Sometimes Einsteinians absurdly call the final equations of general relativity "postulates":
http://math.stanford.edu/~schoen/trieste2012/lecture_3.pdf
Postulates of General Relativity
Postulate 1: A spacetime (M^4, g) is a Riemannian 4-manifold M^4 with a Lorentzian metric g.
Postulate 2: A test mass beginning at rest moves along a timelike geodesic. (Geodesic equation) ...
Postulate 3: Einstein equation is satisfied. (Einstein equation) ..."
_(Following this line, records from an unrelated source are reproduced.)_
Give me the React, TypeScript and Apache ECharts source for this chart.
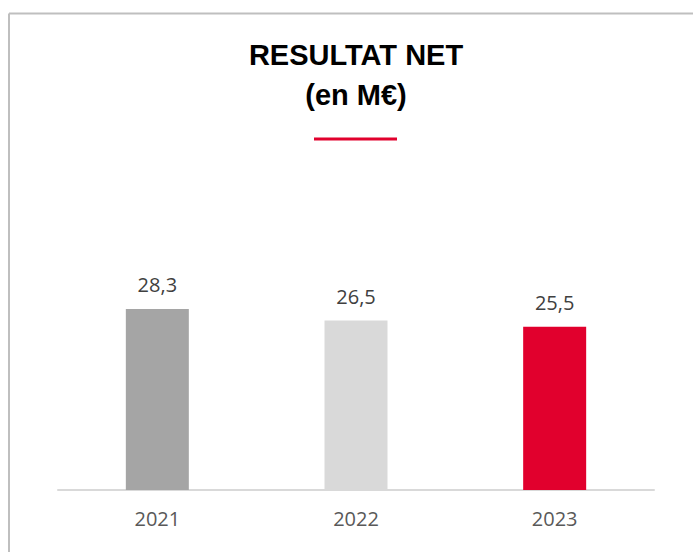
import React, { useEffect, useRef } from "react";
import * as echarts from "echarts";

const categories = ["2021", "2022", "2023"];
const values = [28.3, 26.5, 25.5];
const valueLabels = ["28,3", "26,5", "25,5"];
const barColors = ["#a5a5a5", "#d9d9d9", "#e1002d"];

export default function App() {
  const ref = useRef<HTMLDivElement>(null);
  useEffect(() => {
    const chart = echarts.init(ref.current!, null, { renderer: "svg" });
    chart.setOption({
      animation: false,
      backgroundColor: "#ffffff",
      grid: { left: 58, right: 39, top: 234, bottom: 62 },
      xAxis: {
        type: "category",
        data: categories,
        axisLine: { show: true, lineStyle: { color: "#d9d9d9", width: 2 } },
        axisTick: { show: false },
        axisLabel: {
          color: "#595959",
          fontSize: 20,
          fontFamily: "Open Sans",
          margin: 18,
        },
      },
      yAxis: {
        type: "value",
        min: 0,
        max: 40,
        show: false,
        splitLine: { show: false },
      },
      series: [
        {
          type: "bar",
          barWidth: 63,
          data: values.map((v, i) => ({
            value: v,
            itemStyle: { color: barColors[i] },
            label: { formatter: valueLabels[i] },
          })),
          label: {
            show: true,
            position: "top",
            distance: 14,
            color: "#404040",
            fontSize: 20,
            fontFamily: "Open Sans",
          },
        },
      ],
      graphic: [
        {
          type: "line",
          shape: { x1: 9, y1: 13.5, x2: 693, y2: 13.5 },
          style: { stroke: "#bfbfbf", lineWidth: 2 },
        },
        {
          type: "line",
          shape: { x1: 9, y1: 13.5, x2: 9, y2: 552 },
          style: { stroke: "#bfbfbf", lineWidth: 2 },
        },
        {
          type: "text",
          x: 356,
          y: 55,
          style: {
            text: "RESULTAT NET",
            fontSize: 29,
            fontWeight: "bold",
            fontFamily: "Liberation Sans",
            fill: "#000000",
            align: "center",
            verticalAlign: "middle",
          },
        },
        {
          type: "text",
          x: 356,
          y: 95,
          style: {
            text: "(en M€)",
            fontSize: 29,
            fontWeight: "bold",
            fontFamily: "Liberation Sans",
            fill: "#000000",
            align: "center",
            verticalAlign: "middle",
          },
        },
        {
          type: "rect",
          shape: { x: 314, y: 137.5, width: 83, height: 3 },
          style: { fill: "#e1002d" },
        },
      ],
    });
    return () => chart.dispose();
  }, []);
  return (
    <div
      ref={ref}
      style={{ position: "absolute", left: 0, top: 0, width: 693, height: 552 }}
    />
  );
}
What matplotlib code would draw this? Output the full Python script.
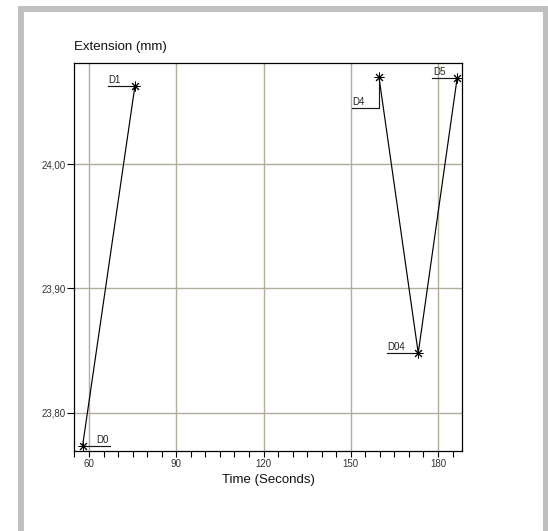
import numpy as np
import matplotlib
matplotlib.use('Agg')
import matplotlib.pyplot as plt
from matplotlib.patches import Rectangle
from matplotlib.transforms import Affine2D, ScaledTranslation
from matplotlib.ticker import FuncFormatter, MultipleLocator

plt.rcParams['font.family'] = ['Liberation Sans', 'DejaVu Sans']

# data
seg1_time = [57.8, 75.8]
seg1_ext = [23.7735, 24.063]
seg2_time = [159.7, 173.2, 186.6]
seg2_ext = [24.070, 23.848, 24.0695]

labels = ['D0', 'D1', 'D4', 'D04', 'D5']
label_time = [57.8, 75.8, 159.7, 173.2, 186.6]
label_ext = [23.7735, 24.063, 24.070, 23.848, 24.0695]
# leader paths in pixel offsets from each point, and where the text starts
leaders = [
    [(0, 0), (27, 0)],
    [(0, 0), (-27, 0)],
    [(0, 0), (0, -31), (-27, -31)],
    [(0, 0), (-31, 0)],
    [(0, 0), (-25, 0)],
]
text_pos = [(14, 0), (-27, 0), (-27, -31), (-31, 0), (-24, 0)]

x_major = [60, 90, 120, 150, 180]
y_major = [23.80, 23.90, 24.00]

fig = plt.figure(figsize=(5.48, 5.31), dpi=100)
W, H = 548, 531

# grey frame round the chart
fig.patches.append(Rectangle((21 / W, -0.02), (545.5 - 21) / W, (H - 9) / H + 0.02,
                             transform=fig.transFigure, fill=False,
                             edgecolor='#c0c0c0', linewidth=4.3))

ax = fig.add_axes([74 / W, 1 - 451 / H, (462 - 74) / W, (451 - 63) / H])
ax.set_xlim(54.84, 188.25)
ax.set_ylim(23.7692, 24.0813)

grid_col = '#b3ad9e'
for v in x_major:
    ax.axvline(v, color=grid_col, lw=1.0, zorder=1)
for v in y_major:
    ax.axhline(v, color=grid_col, lw=1.0, zorder=1)

ax.plot(seg1_time, seg1_ext, color='black', lw=0.85, zorder=3)
ax.plot(seg2_time, seg2_ext, color='black', lw=0.85, zorder=3)
ax.plot(label_time, label_ext, ls='none', marker=(8, 2, 0), ms=7,
        mec='black', mew=0.7, zorder=4)

for name, tx, ey, path, tp in zip(labels, label_time, label_ext, leaders, text_pos):
    base = ScaledTranslation(tx, ey, ax.transData)
    px = [p[0] for p in path]
    py = [p[1] for p in path]
    ax.plot(px, py, color='#1a1a1a', lw=0.85, transform=Affine2D() + base,
            clip_on=False, zorder=3)
    ax.text(tp[0], tp[1] + 1, name, transform=Affine2D() + base,
            ha='left', va='bottom', fontsize=7, color='#222222', zorder=5)

ax.xaxis.set_major_locator(matplotlib.ticker.FixedLocator(x_major))
ax.xaxis.set_minor_locator(MultipleLocator(5))
ax.yaxis.set_major_locator(matplotlib.ticker.FixedLocator(y_major))
ax.yaxis.set_major_formatter(FuncFormatter(lambda v, _: f'{v:.2f}'.replace('.', ',')))

ax.tick_params(axis='x', which='both', direction='out', length=4, width=0.8,
               labelsize=7, pad=2, colors='black', labelcolor='#333333')
ax.tick_params(axis='y', which='major', direction='out', length=5, width=0.8,
               labelsize=7, pad=1, labelcolor='#333333')
for sp in ax.spines.values():
    sp.set_linewidth(0.9)
    sp.set_color('black')

ax.set_xlabel('Time (Seconds)', fontsize=9.5, labelpad=3, color='#111111')
fig.text(74 / W, 1 - 47 / H, 'Extension (mm)', fontsize=9.5, ha='left', va='center',
         color='#111111')

fig.savefig('out.png', dpi=100, facecolor='white')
Special relativity is deductive (even though a false postulate and an invalid argument spoiled it from the very beginning) but general relativity is an empirical model, analogous to the empirical models defined here:
http://collum.chem.cornell.edu/documents/Intro_Curve_Fitting.pdf
The objective of curve fitting is to theoretically describe experimental data with a model (function or equation) and to find the parameters associated with this model. Models of primary importance to us are mechanistic models. Mechanistic models are specifically formulated to provide insight into a chemical, biological, or physical process that is thought to govern the phenomenon under study. Parameters derived from mechanistic models are quantitative estimates of real system properties (rate constants, dissociation constants, catalytic velocities etc.). It is important to distinguish mechanistic models from empirical models that are mathematical functions formulated to fit a particular curve but whose parameters do not necessarily correspond to a biological, chemical or physical property."